L'infirmière Libérale Magazine n° 349 du 01/07/2018

 

PERSONNES ÂGÉES

Actualité

Sandra Mignot  

Face à la dépendance, qui demeure un risque relativement récent sur le plan de la prise en charge par la solidarité, les pays développés s’organisent différemment.

Que proposent les autres pays développés pour la prise en charge des personnes âgées à domicile ? Afin d’apporter des éléments de comparaison internationale, la chaire Gestion des services de santé du Conservatoire national des arts et métiers (CNAM) a organisé, le 5 juin à Paris, une journée consacrée à l’innovation.

Cash for care

Aux États-Unis, s’est ainsi développé le concept de soins autogérés pour aider les personnes âgées à conserver leur indépendance. Il s’agit de leur allouer une somme (cash for care) et de les guider dans le choix des services dont elles peuvent bénéficier, comme dans le cadre du programme Medicaid. « L’idée est que plus les personnes sont impliquées dans le choix des services, mieux elles bénéficieront de ce dont elles ont vraiment besoin », résume Jean-Philippe Viriot-Durandal, professeur de sociologie à l’Université de Lorraine et spécialiste des questions du vieillissement. Le “consommateur” reste néanmoins totalement libre d’utiliser ce budget comme il le souhaite. D’autres pays comme l’Allemagne ou le Japon se penchent également sur le cash for care. Mais ces dispositifs peuvent poser divers problèmes : nécessité (et difficulté) d’assumer soi-même la comptabilité des dépenses, ou encouragement au développement du travail clandestin en matière d’aide à domicile.

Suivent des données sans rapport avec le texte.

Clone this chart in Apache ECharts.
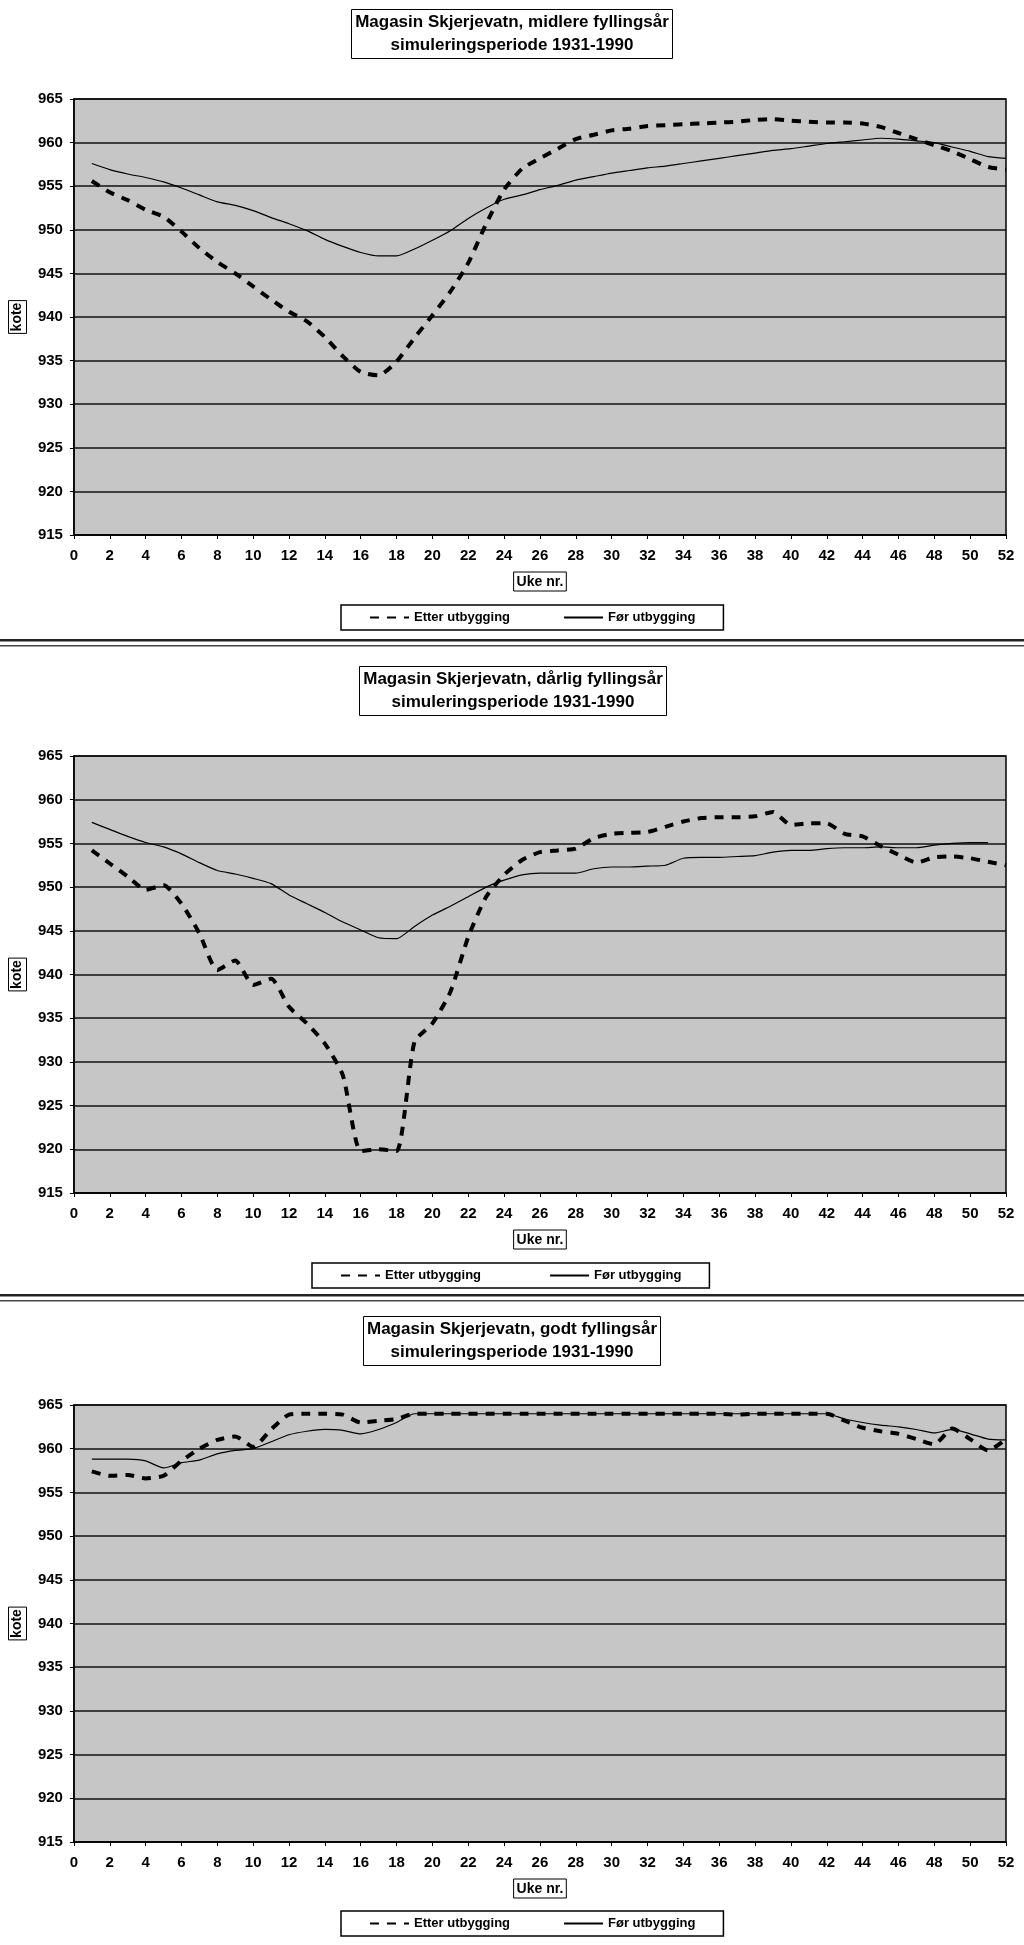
<!DOCTYPE html>
<html>
<head>
<meta charset="utf-8">
<title>Magasin Skjerjevatn</title>
<script src="https://cdn.jsdelivr.net/npm/echarts@6/dist/echarts.min.js"></script>
<style>
  html, body { margin: 0; padding: 0; background: #fff; }
  #main { width: 1024px; height: 1945px; }
</style>
</head>
<body>
<div id="main"></div>
<script>
// uke nr. (x)
const weeks = [1, 2, 3, 4, 5, 6, 7, 8, 9, 10, 11, 12, 13, 14, 15, 16, 17, 18, 19, 20, 21, 22, 23, 24, 25, 26,
  27, 28, 29, 30, 31, 32, 33, 34, 35, 36, 37, 38, 39, 40, 41, 42, 43, 44, 45, 46, 47, 48, 49, 50, 51, 52];
const yTicks = [915, 920, 925, 930, 935, 940, 945, 950, 955, 960, 965];
const seriesNames = ["Etter utbygging", "Før utbygging"];

// midlere fyllingsår
const etterMidlere = [955.6, 954.3, 953.4, 952.3, 951.5, 949.8, 947.9, 946.3, 945.0, 943.5,
  942.0, 940.6, 939.5, 937.7, 935.5, 933.7, 933.3, 934.9, 937.6, 940.2,
  942.9, 946.2, 950.7, 954.6, 957.0, 958.2, 959.3, 960.4, 960.9, 961.4,
  961.6, 961.9, 962.0, 962.1, 962.2, 962.3, 962.4, 962.6, 962.7, 962.5,
  962.4, 962.3, 962.3, 962.2, 961.8, 961.1, 960.4, 959.7, 959.0, 958.1, 957.2, 956.9];
const forMidlere = [957.6, 956.9, 956.4, 956.0, 955.5, 954.8, 954.0, 953.2, 952.8, 952.2,
  951.4, 950.7, 949.9, 948.9, 948.1, 947.4, 947.0, 947.0, 947.8, 948.8,
  949.9, 951.3, 952.5, 953.5, 954.0, 954.6, 955.1, 955.7, 956.1, 956.5,
  956.8, 957.1, 957.3, 957.6, 957.9, 958.2, 958.5, 958.8, 959.1, 959.3,
  959.6, 959.9, 960.1, 960.3, 960.5, 960.4, 960.2, 960.0, 959.5, 959.0, 958.4, 958.2];

// dårlig fyllingsår
const etterDarlig = [954.2, 952.7, 951.2, 949.7, 950.2, 948.1, 944.7, 940.5, 941.6, 938.8,
  939.5, 936.3, 934.4, 932.1, 928.5, 919.8, 920.0, 919.8, 932.3, 934.4,
  938.0, 944.3, 948.9, 951.4, 953.1, 954.0, 954.2, 954.4, 955.6, 956.1,
  956.2, 956.3, 956.9, 957.5, 957.9, 958.0, 958.0, 958.1, 958.6, 957.1,
  957.3, 957.3, 956.1, 955.8, 954.7, 953.7, 952.8, 953.4, 953.5, 953.3, 952.9, 952.5];
const forDarlig = [957.4, 956.6, 955.8, 955.1, 954.6, 953.8, 952.8, 951.9, 951.5, 951.0,
  950.4, 949.1, 948.1, 947.1, 946.0, 945.1, 944.2, 944.1, 945.5, 946.8,
  947.8, 948.9, 950.0, 950.8, 951.4, 951.6, 951.6, 951.6, 952.1, 952.3,
  952.3, 952.4, 952.5, 953.3, 953.4, 953.4, 953.5, 953.6, 954.0, 954.2,
  954.2, 954.4, 954.5, 954.5, 954.6, 954.5, 954.5, 954.8, 955.0, 955.1, 955.1, null];

// godt fyllingsår
const etterGodt = [957.4, 956.9, 957.0, 956.6, 956.9, 958.6, 960.0, 961.0, 961.4, 960.2,
  962.2, 963.9, 964.0, 964.0, 963.9, 963.0, 963.2, 963.4, 964.0, 964.0,
  964.0, 964.0, 964.0, 964.0, 964.0, 964.0, 964.0, 964.0, 964.0, 964.0,
  964.0, 964.0, 964.0, 964.0, 964.0, 964.0, 963.9, 964.0, 964.0, 964.0,
  964.0, 964.0, 963.2, 962.4, 962.0, 961.7, 961.1, 960.5, 962.3, 961.1, 959.8, 961.1];
const forGodt = [958.8, 958.8, 958.8, 958.6, 957.8, 958.4, 958.7, 959.4, 959.8, 960.0,
  960.8, 961.6, 962.0, 962.2, 962.1, 961.7, 962.2, 963.0, 964.0, 964.0,
  964.0, 964.0, 964.0, 964.0, 964.0, 964.0, 964.0, 964.0, 964.0, 964.0,
  964.0, 964.0, 964.0, 964.0, 964.0, 964.0, 964.0, 964.0, 964.0, 964.0,
  964.0, 964.0, 963.4, 963.0, 962.7, 962.5, 962.2, 961.8, 962.2, 961.7, 961.1, 961.0];

const titles = [
  "Magasin Skjerjevatn, midlere fyllingsår\nsimuleringsperiode 1931-1990",
  "Magasin Skjerjevatn, dårlig fyllingsår\nsimuleringsperiode 1931-1990",
  "Magasin Skjerjevatn, godt fyllingsår\nsimuleringsperiode 1931-1990",
];
const etterList = [etterMidlere, etterDarlig, etterGodt];
const forList = [forMidlere, forDarlig, forGodt];

// plassering av de tre panelene
const panels = [
  { titleTop: 9, titleX: 508, gridTop: 99, gridHeight: 436, legendTop: 605, legendLeft: 341, legendGap: 53 },
  { titleTop: 666, titleX: 509, gridTop: 756, gridHeight: 437, legendTop: 1263, legendLeft: 312, legendGap: 68 },
  { titleTop: 1316, titleX: 508, gridTop: 1405, gridHeight: 437, legendTop: 1911, legendLeft: 341, legendGap: 53 },
];

const FONT = "'Liberation Sans', Arial, sans-serif";

function toPairs(xs, ys) {
  let out = [];
  for (let i = 0; i < xs.length; i++) {
    out.push([xs[i], ys[i]]);
  }
  return out;
}

let myChart = echarts.init(document.getElementById("main"), null, { renderer: "canvas" });

let title = [], grid = [], xAxis = [], yAxis = [], legend = [], series = [];
for (let i = 0; i < panels.length; i++) {
  const p = panels[i];
  title.push({
    text: titles[i],
    left: p.titleX,
    top: p.titleTop,
    textAlign: "center",
    padding: [2, 4, 2, 4],
    borderColor: "#000",
    borderWidth: 1,
    backgroundColor: "#fff",
    textStyle: { fontFamily: FONT, fontWeight: "bold", fontSize: 17, lineHeight: 23, color: "#000" },
  });
  grid.push({
    left: 63,
    width: 943,
    top: p.gridTop,
    height: p.gridHeight,
    show: true,
    backgroundColor: "#c6c6c6",
    borderColor: "#000",
    borderWidth: 1.5,
  });
  xAxis.push({
    gridIndex: i,
    type: "value",
    min: 0,
    max: 52,
    interval: 2,
    name: "Uke nr.",
    nameLocation: "middle",
    nameGap: 37,
    nameTextStyle: {
      fontFamily: FONT, fontWeight: "bold", fontSize: 14, color: "#000",
      borderColor: "#000", borderWidth: 1, padding: [3, 3, 2, 3],
    },
    axisLine: { lineStyle: { color: "#000", width: 1.5 } },
    axisTick: { length: 4, lineStyle: { color: "#000" } },
    axisLabel: { margin: 13, fontFamily: FONT, fontWeight: "bold", fontSize: 15, color: "#000" },
    splitLine: { show: false },
  });
  yAxis.push({
    gridIndex: i,
    type: "value",
    min: yTicks[0],
    max: yTicks[yTicks.length - 1],
    interval: 5,
    name: "kote",
    nameLocation: "middle",
    nameRotate: 90,
    nameGap: 42,
    nameTextStyle: {
      fontFamily: FONT, fontWeight: "bold", fontSize: 14, color: "#000",
      borderColor: "#000", borderWidth: 1, padding: [2, 2, 2, 2],
    },
    axisLine: { show: true, lineStyle: { color: "#000", width: 1.5 } },
    axisTick: { show: true, length: 4, lineStyle: { color: "#000" } },
    axisLabel: { margin: 11, fontFamily: FONT, fontWeight: "bold", fontSize: 15, color: "#000" },
    splitLine: { lineStyle: { color: "#111", width: 1.5 } },
  });
  legend.push({
    data: seriesNames,
    left: p.legendLeft,
    top: p.legendTop,
    itemWidth: 39,
    itemHeight: 14,
    itemGap: p.legendGap,
    padding: [6, 28, 6, 28],
    borderColor: "#000",
    borderWidth: 1.5,
    backgroundColor: "#fff",
    selectedMode: false,
    // bare linja i ikonet, ingen sirkel
    itemStyle: { opacity: 0 },
    textStyle: { fontFamily: FONT, fontWeight: "bold", fontSize: 13, color: "#000" },
  });
  series.push({
    name: seriesNames[0],
    type: "line",
    xAxisIndex: i,
    yAxisIndex: i,
    data: toPairs(weeks, etterList[i]),
    symbol: "none",
    smooth: 0.2,
    color: "#000",
    lineStyle: { color: "#000", width: 4, type: [9, 8], cap: "butt" },
    z: 3,
  });
  series.push({
    name: seriesNames[1],
    type: "line",
    xAxisIndex: i,
    yAxisIndex: i,
    data: toPairs(weeks, forList[i]),
    symbol: "none",
    smooth: 0.2,
    color: "#000",
    lineStyle: { color: "#000", width: 1.2 },
    z: 4,
  });
}

// doble skillelinjer mellom figurene
const graphic = [
  { type: "rect", shape: { x: 0, y: 639, width: 1024, height: 2.5 }, style: { fill: "#222" } },
  { type: "rect", shape: { x: 0, y: 645, width: 1024, height: 1.5 }, style: { fill: "#444" } },
  { type: "rect", shape: { x: 0, y: 1294, width: 1024, height: 2.5 }, style: { fill: "#222" } },
  { type: "rect", shape: { x: 0, y: 1300, width: 1024, height: 1.5 }, style: { fill: "#444" } },
];

let option = {
  animation: false,
  backgroundColor: "#fff",
  title: title,
  grid: grid,
  xAxis: xAxis,
  yAxis: yAxis,
  legend: legend,
  series: series,
  graphic: graphic,
};

// tegn figuren
myChart.setOption(option);
</script>
</body>
</html>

Une autre option, réservée aux plus aisés, est la mise en place des “seniors villages” créés sur le mode du bénévolat. Ils sont destinés à des retraités qui décident de mutualiser les services dont ils ont besoin en cotisant pour s’offrir un manager des services à domicile.

Enfin, une autre initiative intéressante est la mise en place de Villes amies démence *. Particulièrement développé en Belgique, le concept consiste à engager la ville et ses acteurs dans une démarche d’inclusion de ses citoyens concernés par la maladie d’Alzheimer ou d’une pathologie apparentée, via la sensibilisation, la formation d’agents de proximité, des organes d’information en direction des malades et de leurs proches, des activités spécifiques pour les personnes atteintes…

L’exemple du Japon

Mais le pays développé le plus concerné par le processus de vieillissement de la population (faute notamment de renouvellement générationnel) demeure le Japon. En 2035, un tiers de la population du pays aura plus de 65 ans. Longtemps pourtant il s’est contenté d’hospitaliser ses personnes âgées, faute d’une politique adaptée. « En 1994, les plus de 75 ans affichaient en moyenne 35 jours d’hospitalisation par an, contre dix en France », observe Philippe Viriot-Durandal. La donne a changé lorsque le pays a décidé de créer une assurance dépendance obligatoire (comme il en existe également en Allemagne) au début des années 2000, souscrite par tout actif à partir de la 40e année. Désormais, l’aide à domicile y est très développée, même si les co-résidents doivent encore faire beaucoup. Quelque 85,1 milliards d’euros y sont consacrés (contre 23,5 en France). Et les plafonds sont bien supérieurs aux sommes par individu dépensées en France (jusqu’à 3 000 euros contre 1 715, au niveau de dépendance le plus avancé). Un processus d’évaluation et de prise en charge existe au niveau national, qui permet de définir un plan d’aide (sélectionnant parmi une liste de services prédéfinis) en fonction de la situation médicale et d’une grille d’évaluation. Le Japon est aussi désormais à la pointe en matière de développement de la robotique, ce qui permettrait de compenser la diminution (liée à sa démographie) de sa population active. En 2025, en particulier, le Japon sera en manque de 4 millions d’aides-soignants et d’infirmiers. Cette évolution vers la robotisation inquiète beaucoup les professionnels de santé occidentaux. Pourtant, selon Sandra Bertezène, professeur, titulaire de la chaire Gestion des services de santé au CNAM, le robot n’est pas nécessairement une menace : « Il faut se former toujours plus pour avoir une vision globale de notre environnement, valoriser nos connaissances tacites, celles qui sont difficilement codifiantes, les compétences relationnelles. » L’“être bienveillant” ne peut en effet pas être mécanisé. « Il ne faut pas craindre le changement, mais sans cesse déconstruire nos pratiques pour mieux les reconstruire, en fonction des évolutions de notre environnement professionnel », résume Sandra Bertezène.